Elle avait hurlé sans même s’en rendre compte. Cette rétention d’informations à son égard commençait à la rendre folle. Elle avait passé six mois dans le coma, six mois ! Elle n’avait aucune idée de ce à quoi ressemblait le monde maintenant, qui était Ministre, qui dirigeait Poudlard… Elle aurait dû se montrer curieuse pour cela, mais une chose, une seule l’obnubilait depuis son réveil.
— Dis-moi qu’il a reçu ce qu’il méritait, Harry.
— Il est à Azkaban, à perpétuité, Lavande… Il n’en sortira jamais, c’est un des pires châtiments qu’on puisse imaginer.
— Il y a toujours des Détraqueurs, là-bas ?
Harry rajusta ses lunettes d’un geste machinal et détourna le regard.
— Il n’y a plus de Détraqueurs ? siffla Lavande.
— C’était trop inhumain, nous les avons relevés de leurs fonctions. La prison est gardée par des sorciers, désormais.
— INHUMAIN ? Et ce qu’il m’a fait, c’est humain ?
Elle porta brusquement la main à son visage et essaya d’arracher le tissu qui le recouvrait, mais Harry se précipita vers elle et lui attrapa les poignets pour l’en empêcher.
— LÂCHE-MOI ! rugit-elle.
Elle poussa une longue plainte et se mit soudain à pleurer sans pouvoir contrôler les sanglots qui l’agitaient.
— Tu ne peux pas me dire ça, hoqueta-t-elle. Tu ne peux pas me dire que… qu’il est en prison, simplement enfermé, après ce qu’il m’a fait, tu n’as pas le droit…
— Lavande, je suis désolé, sincèrement.
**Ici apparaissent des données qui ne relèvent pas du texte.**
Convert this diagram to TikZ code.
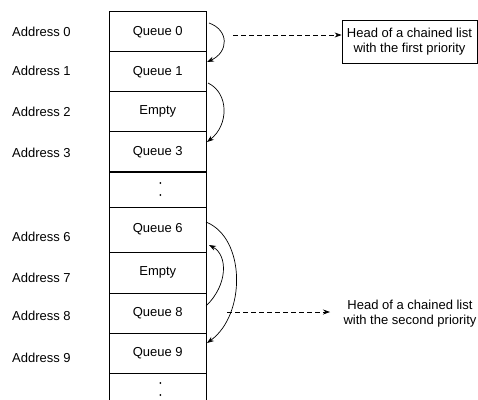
\documentclass[tikz,border=0pt]{standalone}
\usepackage{fontspec}
\setmainfont{Liberation Sans}
\usetikzlibrary{arrows.meta}
\begin{document}
\begin{tikzpicture}[x=1pt,y=-1pt,
  cell/.style={draw,line width=0.8pt,minimum width=97pt,inner sep=0pt,font=\fontsize{13}{15}\selectfont},
  addr/.style={anchor=west,inner sep=0pt,font=\fontsize{13}{15}\selectfont},
  link/.style={line width=0.7pt,-{Stealth[length=7pt,width=5pt]}},
  dlink/.style={line width=0.7pt,dash pattern=on 5pt off 3pt,-{Stealth[length=7pt,width=5pt]}},
  note/.style={align=center,inner sep=0pt,font=\fontsize{13}{15}\selectfont}]
\useasboundingbox (0,0) rectangle (478,399);
% column cells
\node[cell,minimum height=40pt] (c0) at (157.8,31.8) {Queue 0};
\node[cell,minimum height=40pt] (c1) at (157.8,71.8) {Queue 1};
\node[cell,minimum height=40pt] (c2) at (157.8,111.8) {Empty};
\node[cell,minimum height=40pt] (c3) at (157.8,151.8) {Queue 3};
\node[cell,minimum height=35pt] (cd1) at (157.8,189.5) {};
\node[cell,minimum height=45pt] (c6) at (157.8,229.5) {Queue 6};
\node[cell,minimum height=41pt] (c7) at (157.8,272.5) {Empty};
\node[cell,minimum height=40pt] (c8) at (157.8,313) {Queue 8};
\node[cell,minimum height=40pt] (c9) at (157.8,353) {Queue 9};
\node[cell,minimum height=40pt] (cd2) at (157.8,393) {};
% dots
\fill (cd1.center) ++(2.5,-6.5) circle (1pt) ++(0,12) circle (1pt);
\fill (cd2.center) ++(2.5,-10) circle (1pt) ++(0,12) circle (1pt);
% addresses
\node[addr] (a0) at (12,32) {Address 0};
\node[addr] (a1) at (12,71) {Address 1};
\node[addr] (a2) at (12,112) {Address 2};
\node[addr] (a3) at (12,153) {Address 3};
\node[addr] (a6) at (12,237) {Address 6};
\node[addr] (a7) at (12,278) {Address 7};
\node[addr] (a8) at (12,316) {Address 8};
\node[addr] (a9) at (12,358) {Address 9};
% notes
\node[draw,line width=0.8pt,align=center,inner sep=0pt,minimum width=135pt,minimum height=43pt,font=\fontsize{13}{15}\selectfont] (h1) at (409.5,41.5) {Head of a chained list\\with the first priority};
\node[note] (h2) at (410,314) {Head of a chained list\\with the second priority};
% chain arrows
\coordinate (s0) at (209,23);
\coordinate (e0) at (207,62);
\draw[link] (s0) .. controls (229,30) and (229,52) .. (e0);
\coordinate (s1) at (208,83);
\coordinate (e1) at (207,142);
\draw[link] (s1) .. controls (229,93) and (229,125) .. (e1);
\coordinate (s6) at (206,222);
\coordinate (e6) at (207,343);
\draw[link] (s6) .. controls (246,238) and (246,315) .. (e6);
\coordinate (s8) at (206,306);
\coordinate (e8) at (209,245);
\draw[link] (s8) .. controls (228,285) and (228,255) .. (e8);
% dashed pointers
\coordinate (d1) at (233,35);
\draw[dlink] (d1) -- (h1.west |- d1);
\coordinate (d2) at (227,312);
\coordinate (d2e) at (330,312);
\draw[dlink] (d2) -- (d2e);
\end{tikzpicture}
\end{document}
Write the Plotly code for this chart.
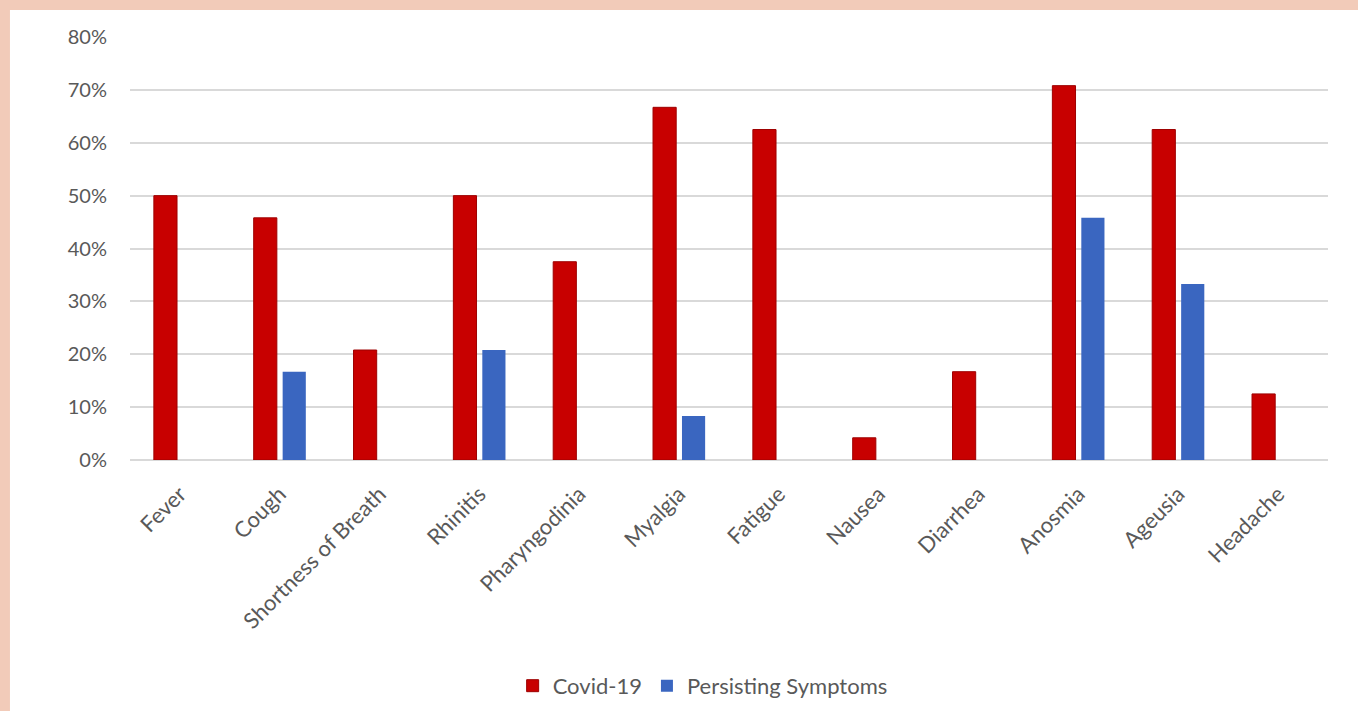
import plotly.graph_objects as go

# Symptom frequencies (share of patients)
symptoms = ["Fever", "Cough", "Shortness of Breath", "Rhinitis", "Pharyngodinia",
            "Myalgia", "Fatigue", "Nausea", "Diarrhea", "Anosmia", "Ageusia", "Headache"]
covid19 = [0.500, 0.458, 0.208, 0.500, 0.375, 0.667, 0.625, 0.042, 0.167, 0.708, 0.625, 0.125]
persisting = [0, 0.167, 0, 0.208, 0, 0.083, 0, 0, 0, 0.458, 0.333, 0]

y_ticks = [0, 0.1, 0.2, 0.3, 0.4, 0.5, 0.6, 0.7, 0.8]
y_ticktext = ["0%", "10%", "20%", "30%", "40%", "50%", "60%", "70%", "80%"]

FONT = "Lato, 'Open Sans', sans-serif"
TEXT = "#595959"
GRID = "#D9D9D9"

fig = go.Figure()
fig.add_trace(go.Bar(
    x=symptoms, y=covid19, name="Covid-19",
    marker=dict(color="#C80000", line=dict(color="#9E0000", width=1)),
))
fig.add_trace(go.Bar(
    x=symptoms, y=persisting, name="Persisting Symptoms",
    marker=dict(color="#3A66C0", line=dict(color="#3A66C0", width=0)),
))

# peach frame strips along the top and left edges
peach = "#F2CBB9"
fig.add_shape(type="rect", xref="paper", yref="paper",
              x0=-0.12, x1=1.05, y0=1.0638, y1=1.2, fillcolor=peach,
              line=dict(width=0), layer="below")
fig.add_shape(type="rect", xref="paper", yref="paper",
              x0=-0.12, x1=-0.1002, y0=-0.7, y1=1.2, fillcolor=peach,
              line=dict(width=0), layer="below")

fig.update_layout(
    width=1358, height=711,
    margin=dict(l=130, r=30, t=37, b=251, autoexpand=False),
    paper_bgcolor="white", plot_bgcolor="white",
    barmode="group", bargap=0.42, bargroupgap=0.2,
    font=dict(family=FONT, color=TEXT),
    showlegend=True,
    legend=dict(orientation="h", x=0.478, xanchor="center", y=-0.534, yanchor="middle",
                font=dict(size=22, color=TEXT), itemwidth=30, traceorder="normal"),
)
fig.update_xaxes(
    automargin=False,
    showgrid=False, showline=False, ticks="", tickangle=-45,
    ticklabelstandoff=16,
    tickfont=dict(size=22, color=TEXT, family=FONT),
)
fig.update_yaxes(
    automargin=False,
    range=[0, 0.8], tickvals=y_ticks, ticktext=y_ticktext,
    showgrid=True, gridcolor=GRID, gridwidth=1.5,
    zeroline=True, zerolinecolor=GRID, zerolinewidth=1.5,
    showline=False, ticks="", ticklabelstandoff=22,
    tickfont=dict(size=20, color=TEXT, family=FONT),
)

fig.write_html("out.html")
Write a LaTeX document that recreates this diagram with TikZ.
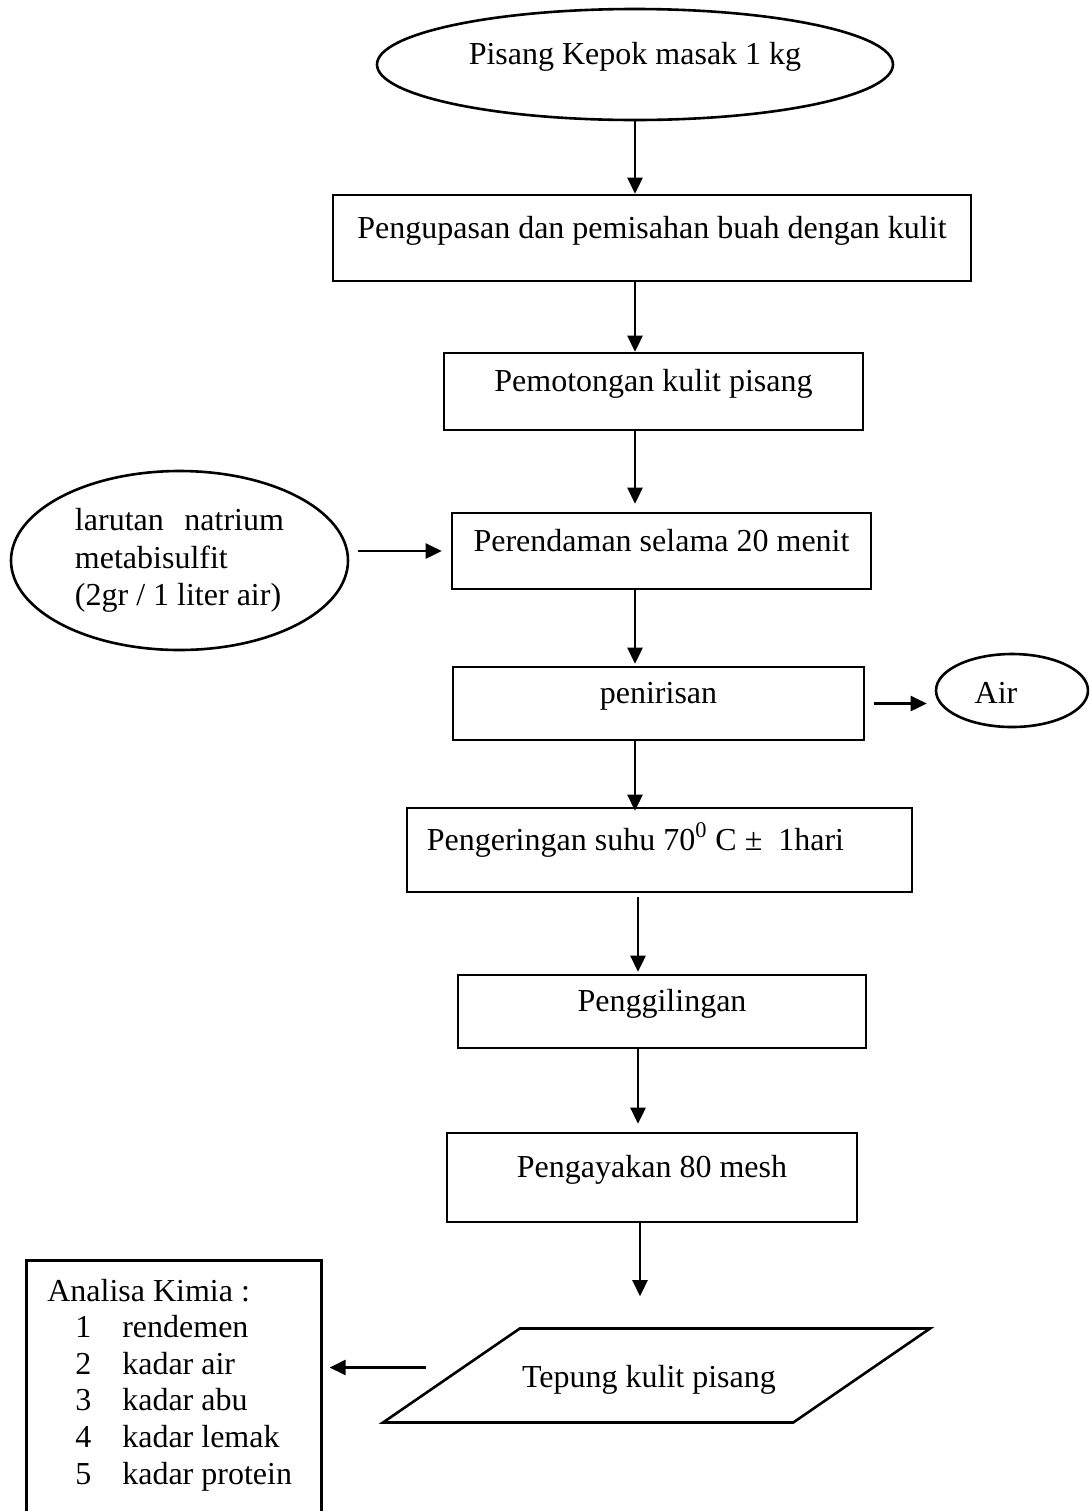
\documentclass[tikz,border=0pt]{standalone}
\usepackage{fontspec}
\setmainfont{Liberation Serif}
\usetikzlibrary{shapes.geometric,arrows.meta}
\begin{document}
\begin{tikzpicture}[
    x=.5pt,y=-.5pt,line width=1.3pt,
    every node/.style={font=\fontsize{16}{18.75}\selectfont},
    proses/.style={draw,rectangle,inner sep=0pt,text height=8pt,text depth=8pt},
    bulat/.style={draw,ellipse,inner sep=0pt},
    data/.style={draw,trapezium,trapezium left angle=34.5,trapezium right angle=145.5,
        trapezium stretches body,inner sep=0pt,text height=29.25pt,text depth=17.75pt},
    butir/.style={anchor=base west,inner sep=0pt},
    panah/.style={-{Triangle[length=8pt,width=7.5pt]}}]
    \useasboundingbox (0,0) rectangle (1089,1511);
    \clip (0,0) rectangle (1089,1511);

    \node[bulat,minimum width=258pt,minimum height=55.5pt,text height=8pt,text depth=8pt]
        (mulai) at (635,64.5) {Pisang Kepok masak 1 kg};
    \foreach \nama/\xx/\yy/\lebar/\tinggi/\isi in {
        kupas/652/238/319/43/Pengupasan dan pemisahan buah dengan kulit,
        potong/653.5/391.5/209.5/38.5/Pemotongan kulit pisang,
        rendam/661.5/551/209.5/38/Perendaman selama 20 menit,
        tiris/658.5/703.5/205.5/36.5/penirisan,
        giling/662/1011.5/204/36.5/Penggilingan,
        ayak/652/1177.5/205/44.5/Pengayakan 80 mesh} {
        \node[proses,minimum width=\lebar pt,minimum height=\tinggi pt]
            (\nama) at (\xx,\yy) {\isi};
    }
    \node[proses,minimum width=252.5pt,minimum height=42pt]
        (kering) at (659.5,850) {Pengeringan suhu 70\textsuperscript{0} C ±\ \ 1hari\hspace*{24pt}};
    \node[bulat,minimum width=168.5pt,minimum height=89.5pt,align=left]
        (larutan) at (179.5,560.5)
        {\makebox[104.5pt][s]{larutan natrium}\\metabisulfit\\(2gr / 1 liter air)};
    \node[bulat,minimum width=76pt,minimum height=36.5pt,text height=12.5pt,text depth=0pt]
        (air) at (1012,690.5) {Air\hspace*{16pt}};
    \node[data,minimum width=273.5pt] (tepung) at (656.5,1375.5)
        {Tepung kulit pisang\hspace*{7.5pt}};

    \node[draw,rectangle,inner sep=0pt,anchor=north west,
        minimum width=147.5pt,minimum height=150.5pt] (analisa) at (25,1259) {};
    \node[butir] (judul) at (46,1301) {Analisa Kimia :};
    \foreach \n/\isi in {1/rendemen,2/kadar air,3/kadar abu,4/kadar lemak,5/kadar protein} {
        \node[butir] (no\n) at (74,{1301+36.6*\n}) {\n};
        \node[butir] (uji\n) at (121,{1301+36.6*\n}) {\isi};
    }

    \foreach \a/\b/\xx/\sa/\sb in {
        mulai/kupas/635/0/0,kupas/potong/635/0/0,potong/rendam/635/0/4,
        rendam/tiris/635/0/1,tiris/kering/635/0/-2,kering/giling/638/2/1,
        giling/ayak/638/0/4,ayak/tepung/640/0/15.5} {
        \draw[panah,shorten <=\sa pt,shorten >=\sb pt]
            (\a.south -| \xx,0) -- (\b.north -| \xx,0);
    }
    \draw[panah,shorten <=4.5pt,shorten >=4.5pt] (larutan.east |- rendam.west) -- (rendam.west);
    \draw[panah,shorten <=4.5pt,shorten >=4pt] (tiris.east) -- (tiris.east -| air.west);
    \coordinate (keluar) at ([yshift=4pt]tepung.left side);
    \draw[panah,shorten <=11.75pt,shorten >=3.5pt] (keluar) -- (keluar -| analisa.east);
\end{tikzpicture}
\end{document}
Mais la justice sorcière…
— Oui, parlons-en de la justice ! Tu appelles ça la justice toi ? Tu crois sûrement qu’il va souffrir autant que moi j’ai souffert ? Et ce qui va suivre, je n’en parle même pas, tu t’imaginerais vivre avec des cicatrices sur le visage, te montrer en public défiguré ?
Harry eut au moins la décence de ne pas lui parler de la sienne de cicatrice, cette minuscule éraflure sur son front.
— Je ne comprends pas, gémit-elle. C’est comme ça qu’ils imaginent lui faire payer ses crimes ? Sans même un Détraqueur pour lui rappeler les pires choses qu’il a pu faire, pour le faire se détester tout le reste de son existence ?
Autant que je me déteste maintenant, ajouta-t-elle en pensée.
— Laisse-moi Harry, dit-elle d’une voix atone.
— Lavande…
— Laisse-moi.
Il finit par obéir, le regard contrit, et Lavande se dirigea vers la fenêtre d’un pas tremblant. Londres ne lui avait jamais semblée si grise, si terne. Devant sa fenêtre se dressait un arbre dépouillé de ses feuilles. Seul, nu, presque mort. Comme elle, à l’intérieur.